Périphéries. Très souvent, les centres névralgiques de la production des nouvelles se trouvent dans les grands centres. Mais cela ne saurait nous faire oublier les histoires des personnes qui vivent à l’écart, loin, dans les périphéries. Ce sont des histoires parfois de souffrance et de dégradation ; d’autres fois, des histoires de grande solidarité qui peuvent aider chacun à regarder la réalité d’une façon différente, nouvelle.
Vérité. Nous savons tous qu’un journaliste est appelé à écrire ce qu’il pense, ce qui correspond à sa consciente et responsable compréhension d’un événement. Il faut être très exigeant avec soi-même pour ne pas tomber dans le piège des logiques d’opposition par intérêt ou par idéologie. Aujourd’hui, dans un monde où tout est rapide, il est de plus en plus urgent de faire appel à la loi douloureuse et laborieuse de la recherche approfondie, de la confrontation et, si cela est nécessaire, de se taire plutôt que de blesser une personne ou un groupe de personnes. Je sais que c’est difficile, mais l’histoire d’une vie se comprend à la fin, et cela doit nous aider à devenir courageux et, je dirais-même, prophétiques.

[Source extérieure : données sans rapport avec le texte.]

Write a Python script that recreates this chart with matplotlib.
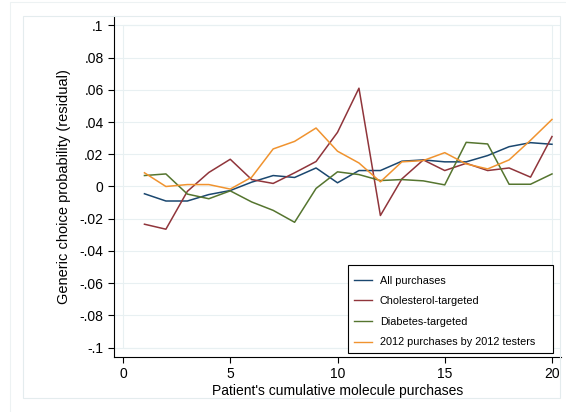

Espérance. Il ne s’agit pas de raconter un monde sans problèmes : ce serait une illusion. Il s’agit d’ouvrir des plages d’espérance quand on dénonce des situations de dégradation et de désespoir. Un journaliste ne devrait pas se sentir bonne conscience par le simple fait d’avoir raconté, selon sa propre responsabilité libre et consciente, un événement. Il est appelé à laisser une porte de sortie, de sens, d’espérance.
Je termine en rappelant une des initiatives que la Fondation Biagio Agnes, grâce à la ténacité de sa présidente, poursuit : le Forum de divulgation scientifique « Check-Up pour l’Italie », un projet né d’une idée de Biagio Agnes, qui a pour objectif d’approfondir les sujets médico-scientifiques grâce à une information précise qui aille à l’encontre de la prolifération des informations «bricolées» et des nouvelles approximatives, de plus en plus présentes sur le web et qui attirent l’attention du public beaucoup plus que la science. Le Conseil pontifical de la culture, il y a quelques semaines, a conclu une conférence internationale qui parlait justement de ces questions. A ce propos je voudrais rappeler «il faut garantir une discussion scientifique et sociale qui soit responsable et large, capable de prendre en compte toute l’information disponible et d’appeler les choses par leur nom. Parfois, on ne met pas à disposition toute l’information, qui est sélectionnée selon les intérêts particuliers, qu’ils soient politiques, économiques ou idéologiques » (Laudato si’, 135).
Je vous remercie encore et fais toutes mes félicitations aux lauréats du prix. Et, s’il vous plaît, rappelez-vous de prier pour moi. Merci.